A day after former Attorney General of India K K Venugopal intervened, the Supreme Court Bar Association (SCBA) decided to drop its case against senior attorneys Kapil Sibal and Neeraj Kishan Kaul for apologising on behalf of the SCBA to Chief Justice of India D Y Chandrachud.

“Keeping in mind the letter of Shri K K Venugopal, addressed to the undersigned, and in the larger interest of the Bar, the Executive Committee of SCBA has authorised the undersigned to write a letter to the Bar regarding the Executive Committee’s decision to recall the Notice for the General Body Meeting,” the letter, signed by SCBA president Vikas Singh, stated.

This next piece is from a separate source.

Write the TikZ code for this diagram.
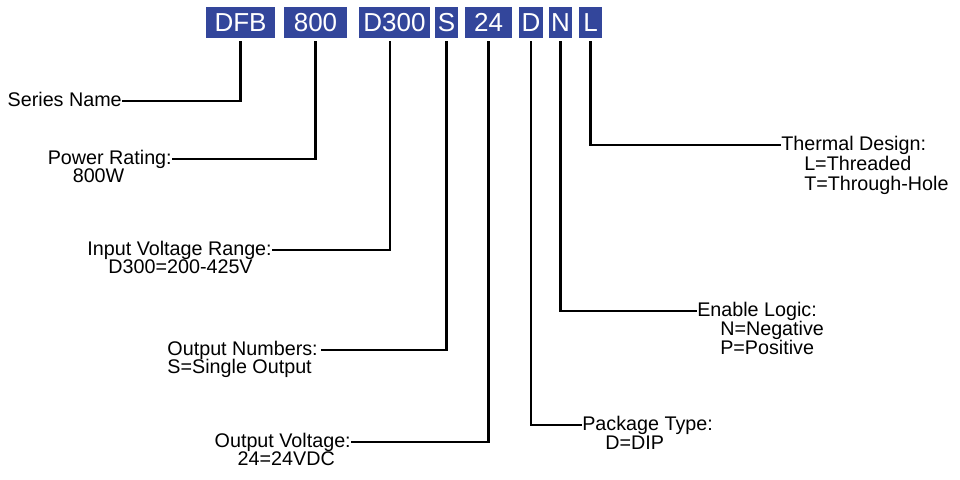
\documentclass[tikz,border=0pt]{standalone}
\usepackage{fontspec}
\setmainfont{Liberation Sans}
\usepackage{tikz}
\usetikzlibrary{positioning}
\definecolor{codeblue}{RGB}{51,70,155}
\tikzset{
  codebox/.style={fill=codeblue, text=white, inner sep=0pt, minimum height=23.25pt, text height=13.8pt, text depth=0pt, font=\fontsize{19.5}{19.5}\selectfont},
  lbl/.style={inner sep=0pt, text height=10.6pt, text depth=3.1pt, font=\fontsize{14.8}{14.8}\selectfont},
  lead/.style={line width=2pt, shorten <=2.2pt}
}

\begin{document}
\begin{tikzpicture}[x=0.75pt, y=-0.75pt]
  \useasboundingbox (0,0) rectangle (960,479);
  % code boxes
  \node[codebox, minimum width=51.75pt] (dfb) at (240.5,22.5) {DFB};
  \node[codebox, minimum width=47.25pt] (pwr) at (315.5,22.5) {800};
  \node[codebox, minimum width=53.25pt] (vin) at (394.5,22.5) {D300};
  \node[codebox, minimum width=17.25pt] (num) at (446.5,22.5) {S};
  \node[codebox, minimum width=35.25pt] (vout) at (488.5,22.5) {24};
  \node[codebox, minimum width=18pt] (pkg) at (531,22.5) {D};
  \node[codebox, minimum width=17.25pt] (enl) at (560.5,22.5) {N};
  \node[codebox, minimum width=17.25pt] (thm) at (590.5,22.5) {L};

  % left labels
  \node[lbl, anchor=east] (dfbtxt) at (122,101) {Series Name};
  \node[lbl, anchor=east] (pwrtxt) at (172,159) {Power Rating:};
  \node[lbl, below=0pt of pwrtxt.south west, anchor=north west, xshift=18.75pt] (pwrval) {800W};
  \node[lbl, anchor=east] (vintxt) at (272,250) {Input Voltage Range:};
  \node[lbl, below=0pt of vintxt.south west, anchor=north west, xshift=15.75pt] (vinval) {D300=200-425V};
  \node[lbl, anchor=east] (numtxt) at (318,350) {Output Numbers:};
  \node[lbl, below=0pt of numtxt.south west, anchor=north west] (numval) {S=Single Output};
  \node[lbl, anchor=east] (vouttxt) at (351,442) {Output Voltage:};
  \node[lbl, below=0pt of vouttxt.south west, anchor=north west, xshift=17.25pt] (voutval) {24=24VDC};

  % right labels
  \node[lbl, anchor=west] (pkgtxt) at (582,425) {Package Type:};
  \node[lbl, below=0.5pt of pkgtxt.south west, anchor=north west, xshift=17.25pt] (pkgval) {D=DIP};
  \node[lbl, anchor=west] (enltxt) at (697,311) {Enable Logic:};
  \node[lbl, below=0.5pt of enltxt.south west, anchor=north west, xshift=17.25pt] (enlneg) {N=Negative};
  \node[lbl, below=0.5pt of enlneg.south west, anchor=north west] (enlpos) {P=Positive};
  \node[lbl, anchor=west] (thmtxt) at (781,145) {Thermal Design:};
  \node[lbl, below=1.2pt of thmtxt.south west, anchor=north west, xshift=17.25pt] (thmthr) {L=Threaded};
  \node[lbl, below=1.2pt of thmthr.south west, anchor=north west] (thmhole) {T=Through-Hole};

  % leader lines
  \draw[lead] (dfb.south) |- (dfbtxt.east);
  \draw[lead] (pwr.south) |- (pwrtxt.east);
  \draw[lead] ([xshift=-3.4pt]vin.south) |- (vintxt.east);
  \draw[lead] (num.south) |- ([xshift=2pt]numtxt.east);
  \draw[lead] (vout.south) |- (vouttxt.east);
  \draw[lead] (pkg.south) |- (pkgtxt.west);
  \draw[lead] (enl.south) |- (enltxt.west);
  \draw[lead] (thm.south) |- (thmtxt.west);
\end{tikzpicture}
\end{document}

The SCBA also alleged that the planned meeting was cancelled because CJI Chandrachud convened a special bench to hear the case concerning the allotment of Supreme Court land for the construction of additional lawyers’ quarters.

On March 2, Singh requested an urgent hearing on the matter, which resulted in CJI Chandrachud instructing him not to raise his voice and to leave the court. Sibal and Kaul, who later came before the CJI’s bench in an unrelated case, apologised to the bench.

“I apologise for what happened this morning. Please accept my apologies. No one of us should cross the Lakshman rekha. “I don’t think the bar should go beyond the bounds of civility,” Sibal had stated.

The apology caused the SCBA to issue a show-cause notice to the senior lawyers for presenting an apology on Vikas Singh’s behalf.

Another resolution submitted by the SCBA was to express sympathy with Singh in his efforts to build their chambers. On March 16, the SCBA was supposed to vote on these resolutions.

On March 14, Venugopal, who has previously served as SCBA president for three terms, wrote to Singh, demanding that both resolutions be withdrawn. Venugopal further reasoned that the apology was provided to “keep cordial ties between the bar and the bench,” and that passing such resolutions could create “factions in the bar” and forever sour the “peaceful relationship” that its members had.